* [Problem requirements] Below is a listing; write it out exactly and drop any images from it.

* [Given information]
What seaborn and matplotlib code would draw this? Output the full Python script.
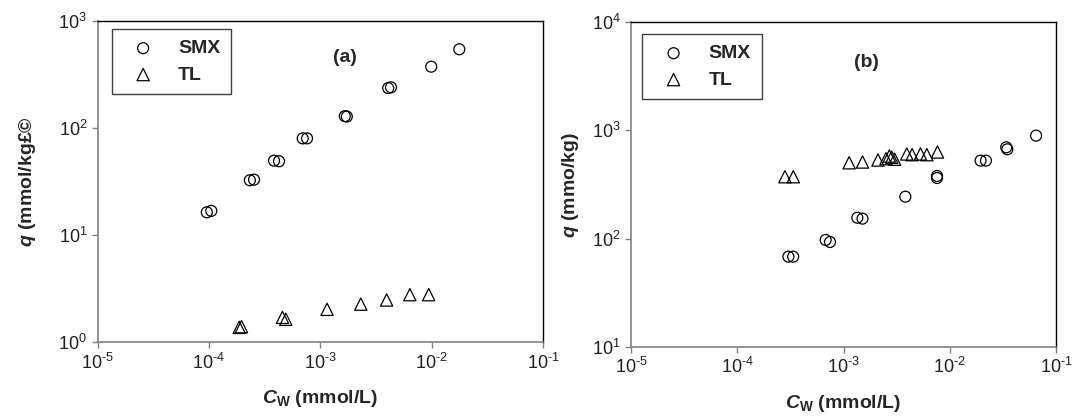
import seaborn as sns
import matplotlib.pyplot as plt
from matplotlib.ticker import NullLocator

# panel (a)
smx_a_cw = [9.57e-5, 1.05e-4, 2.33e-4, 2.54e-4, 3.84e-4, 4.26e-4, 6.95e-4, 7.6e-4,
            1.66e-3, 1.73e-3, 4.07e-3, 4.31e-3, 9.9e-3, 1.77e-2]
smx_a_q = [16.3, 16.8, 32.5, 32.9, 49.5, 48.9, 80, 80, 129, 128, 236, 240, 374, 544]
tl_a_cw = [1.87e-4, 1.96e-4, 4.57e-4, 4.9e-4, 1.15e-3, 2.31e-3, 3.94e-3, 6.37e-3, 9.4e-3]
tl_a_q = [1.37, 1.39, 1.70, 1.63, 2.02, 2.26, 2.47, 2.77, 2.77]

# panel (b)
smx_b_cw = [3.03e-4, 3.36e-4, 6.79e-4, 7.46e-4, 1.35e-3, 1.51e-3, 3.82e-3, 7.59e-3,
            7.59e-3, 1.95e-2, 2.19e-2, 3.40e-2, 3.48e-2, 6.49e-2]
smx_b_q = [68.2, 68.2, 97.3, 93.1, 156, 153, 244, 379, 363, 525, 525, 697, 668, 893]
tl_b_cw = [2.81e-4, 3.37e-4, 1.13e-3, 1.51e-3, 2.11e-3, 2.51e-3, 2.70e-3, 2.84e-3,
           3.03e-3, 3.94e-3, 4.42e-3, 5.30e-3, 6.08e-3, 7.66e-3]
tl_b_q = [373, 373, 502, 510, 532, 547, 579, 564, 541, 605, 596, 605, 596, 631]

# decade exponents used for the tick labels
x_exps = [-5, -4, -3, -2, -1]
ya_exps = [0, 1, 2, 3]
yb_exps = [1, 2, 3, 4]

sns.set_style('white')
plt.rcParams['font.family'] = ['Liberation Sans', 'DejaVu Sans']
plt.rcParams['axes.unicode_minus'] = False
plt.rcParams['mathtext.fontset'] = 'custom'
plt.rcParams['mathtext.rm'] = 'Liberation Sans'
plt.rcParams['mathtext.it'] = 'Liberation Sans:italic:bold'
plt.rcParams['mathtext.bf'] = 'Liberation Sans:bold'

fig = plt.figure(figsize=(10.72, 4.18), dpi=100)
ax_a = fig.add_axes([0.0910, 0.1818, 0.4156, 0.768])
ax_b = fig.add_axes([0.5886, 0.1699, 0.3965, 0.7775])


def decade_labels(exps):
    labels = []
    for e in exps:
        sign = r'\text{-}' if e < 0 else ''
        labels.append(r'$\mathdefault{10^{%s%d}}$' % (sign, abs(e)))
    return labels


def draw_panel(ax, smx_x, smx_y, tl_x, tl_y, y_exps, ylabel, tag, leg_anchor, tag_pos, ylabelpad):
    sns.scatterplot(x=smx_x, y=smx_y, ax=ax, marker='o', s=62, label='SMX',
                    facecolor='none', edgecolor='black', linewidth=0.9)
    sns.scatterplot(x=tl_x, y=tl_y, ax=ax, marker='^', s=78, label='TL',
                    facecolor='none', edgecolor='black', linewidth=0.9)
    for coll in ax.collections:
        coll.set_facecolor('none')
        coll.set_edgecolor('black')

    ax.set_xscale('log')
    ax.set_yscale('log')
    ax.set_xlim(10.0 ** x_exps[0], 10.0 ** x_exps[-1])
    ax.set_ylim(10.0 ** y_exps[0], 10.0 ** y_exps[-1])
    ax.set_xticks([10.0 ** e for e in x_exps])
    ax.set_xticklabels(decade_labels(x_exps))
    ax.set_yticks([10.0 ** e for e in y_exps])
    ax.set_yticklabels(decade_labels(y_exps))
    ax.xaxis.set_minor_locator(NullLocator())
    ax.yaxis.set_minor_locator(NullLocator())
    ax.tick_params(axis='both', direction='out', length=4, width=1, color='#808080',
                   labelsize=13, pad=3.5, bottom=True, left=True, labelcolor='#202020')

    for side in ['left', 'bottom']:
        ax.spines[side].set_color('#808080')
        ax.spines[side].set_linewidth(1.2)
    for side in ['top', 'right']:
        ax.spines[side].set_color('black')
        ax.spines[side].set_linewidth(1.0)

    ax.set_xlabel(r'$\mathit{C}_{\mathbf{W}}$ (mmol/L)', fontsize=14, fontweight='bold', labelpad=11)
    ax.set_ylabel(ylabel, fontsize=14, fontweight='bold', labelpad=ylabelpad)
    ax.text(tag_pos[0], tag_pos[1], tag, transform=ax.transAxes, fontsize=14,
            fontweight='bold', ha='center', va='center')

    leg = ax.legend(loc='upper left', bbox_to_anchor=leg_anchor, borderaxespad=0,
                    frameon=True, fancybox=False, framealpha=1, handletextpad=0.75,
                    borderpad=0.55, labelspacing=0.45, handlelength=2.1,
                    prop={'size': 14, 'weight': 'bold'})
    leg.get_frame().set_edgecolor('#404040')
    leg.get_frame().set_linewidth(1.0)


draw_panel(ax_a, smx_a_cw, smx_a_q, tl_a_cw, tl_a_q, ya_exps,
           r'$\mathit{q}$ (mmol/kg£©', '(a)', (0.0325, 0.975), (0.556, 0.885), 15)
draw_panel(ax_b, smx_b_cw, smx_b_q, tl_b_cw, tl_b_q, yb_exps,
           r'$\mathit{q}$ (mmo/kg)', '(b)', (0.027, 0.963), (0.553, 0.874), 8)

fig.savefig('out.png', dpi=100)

* [Exercise answer]
What seaborn and matplotlib code would draw this? Output the full Python script.
import seaborn as sns
import matplotlib.pyplot as plt
from matplotlib.ticker import NullLocator

# panel (a)
smx_a_cw = [9.57e-5, 1.05e-4, 2.33e-4, 2.54e-4, 3.84e-4, 4.26e-4, 6.95e-4, 7.6e-4,
            1.66e-3, 1.73e-3, 4.07e-3, 4.31e-3, 9.9e-3, 1.77e-2]
smx_a_q = [16.3, 16.8, 32.5, 32.9, 49.5, 48.9, 80, 80, 129, 128, 236, 240, 374, 544]
tl_a_cw = [1.87e-4, 1.96e-4, 4.57e-4, 4.9e-4, 1.15e-3, 2.31e-3, 3.94e-3, 6.37e-3, 9.4e-3]
tl_a_q = [1.37, 1.39, 1.70, 1.63, 2.02, 2.26, 2.47, 2.77, 2.77]

# panel (b)
smx_b_cw = [3.03e-4, 3.36e-4, 6.79e-4, 7.46e-4, 1.35e-3, 1.51e-3, 3.82e-3, 7.59e-3,
            7.59e-3, 1.95e-2, 2.19e-2, 3.40e-2, 3.48e-2, 6.49e-2]
smx_b_q = [68.2, 68.2, 97.3, 93.1, 156, 153, 244, 379, 363, 525, 525, 697, 668, 893]
tl_b_cw = [2.81e-4, 3.37e-4, 1.13e-3, 1.51e-3, 2.11e-3, 2.51e-3, 2.70e-3, 2.84e-3,
           3.03e-3, 3.94e-3, 4.42e-3, 5.30e-3, 6.08e-3, 7.66e-3]
tl_b_q = [373, 373, 502, 510, 532, 547, 579, 564, 541, 605, 596, 605, 596, 631]

# decade exponents used for the tick labels
x_exps = [-5, -4, -3, -2, -1]
ya_exps = [0, 1, 2, 3]
yb_exps = [1, 2, 3, 4]

sns.set_style('white')
plt.rcParams['font.family'] = ['Liberation Sans', 'DejaVu Sans']
plt.rcParams['axes.unicode_minus'] = False
plt.rcParams['mathtext.fontset'] = 'custom'
plt.rcParams['mathtext.rm'] = 'Liberation Sans'
plt.rcParams['mathtext.it'] = 'Liberation Sans:italic:bold'
plt.rcParams['mathtext.bf'] = 'Liberation Sans:bold'

fig = plt.figure(figsize=(10.72, 4.18), dpi=100)
ax_a = fig.add_axes([0.0910, 0.1818, 0.4156, 0.768])
ax_b = fig.add_axes([0.5886, 0.1699, 0.3965, 0.7775])


def decade_labels(exps):
    labels = []
    for e in exps:
        sign = r'\text{-}' if e < 0 else ''
        labels.append(r'$\mathdefault{10^{%s%d}}$' % (sign, abs(e)))
    return labels


def draw_panel(ax, smx_x, smx_y, tl_x, tl_y, y_exps, ylabel, tag, leg_anchor, tag_pos, ylabelpad):
    sns.scatterplot(x=smx_x, y=smx_y, ax=ax, marker='o', s=62, label='SMX',
                    facecolor='none', edgecolor='black', linewidth=0.9)
    sns.scatterplot(x=tl_x, y=tl_y, ax=ax, marker='^', s=78, label='TL',
                    facecolor='none', edgecolor='black', linewidth=0.9)
    for coll in ax.collections:
        coll.set_facecolor('none')
        coll.set_edgecolor('black')

    ax.set_xscale('log')
    ax.set_yscale('log')
    ax.set_xlim(10.0 ** x_exps[0], 10.0 ** x_exps[-1])
    ax.set_ylim(10.0 ** y_exps[0], 10.0 ** y_exps[-1])
    ax.set_xticks([10.0 ** e for e in x_exps])
    ax.set_xticklabels(decade_labels(x_exps))
    ax.set_yticks([10.0 ** e for e in y_exps])
    ax.set_yticklabels(decade_labels(y_exps))
    ax.xaxis.set_minor_locator(NullLocator())
    ax.yaxis.set_minor_locator(NullLocator())
    ax.tick_params(axis='both', direction='out', length=4, width=1, color='#808080',
                   labelsize=13, pad=3.5, bottom=True, left=True, labelcolor='#202020')

    for side in ['left', 'bottom']:
        ax.spines[side].set_color('#808080')
        ax.spines[side].set_linewidth(1.2)
    for side in ['top', 'right']:
        ax.spines[side].set_color('black')
        ax.spines[side].set_linewidth(1.0)

    ax.set_xlabel(r'$\mathit{C}_{\mathbf{W}}$ (mmol/L)', fontsize=14, fontweight='bold', labelpad=11)
    ax.set_ylabel(ylabel, fontsize=14, fontweight='bold', labelpad=ylabelpad)
    ax.text(tag_pos[0], tag_pos[1], tag, transform=ax.transAxes, fontsize=14,
            fontweight='bold', ha='center', va='center')

    leg = ax.legend(loc='upper left', bbox_to_anchor=leg_anchor, borderaxespad=0,
                    frameon=True, fancybox=False, framealpha=1, handletextpad=0.75,
                    borderpad=0.55, labelspacing=0.45, handlelength=2.1,
                    prop={'size': 14, 'weight': 'bold'})
    leg.get_frame().set_edgecolor('#404040')
    leg.get_frame().set_linewidth(1.0)


draw_panel(ax_a, smx_a_cw, smx_a_q, tl_a_cw, tl_a_q, ya_exps,
           r'$\mathit{q}$ (mmol/kg£©', '(a)', (0.0325, 0.975), (0.556, 0.885), 15)
draw_panel(ax_b, smx_b_cw, smx_b_q, tl_b_cw, tl_b_q, yb_exps,
           r'$\mathit{q}$ (mmo/kg)', '(b)', (0.027, 0.963), (0.553, 0.874), 8)

fig.savefig('out.png', dpi=100)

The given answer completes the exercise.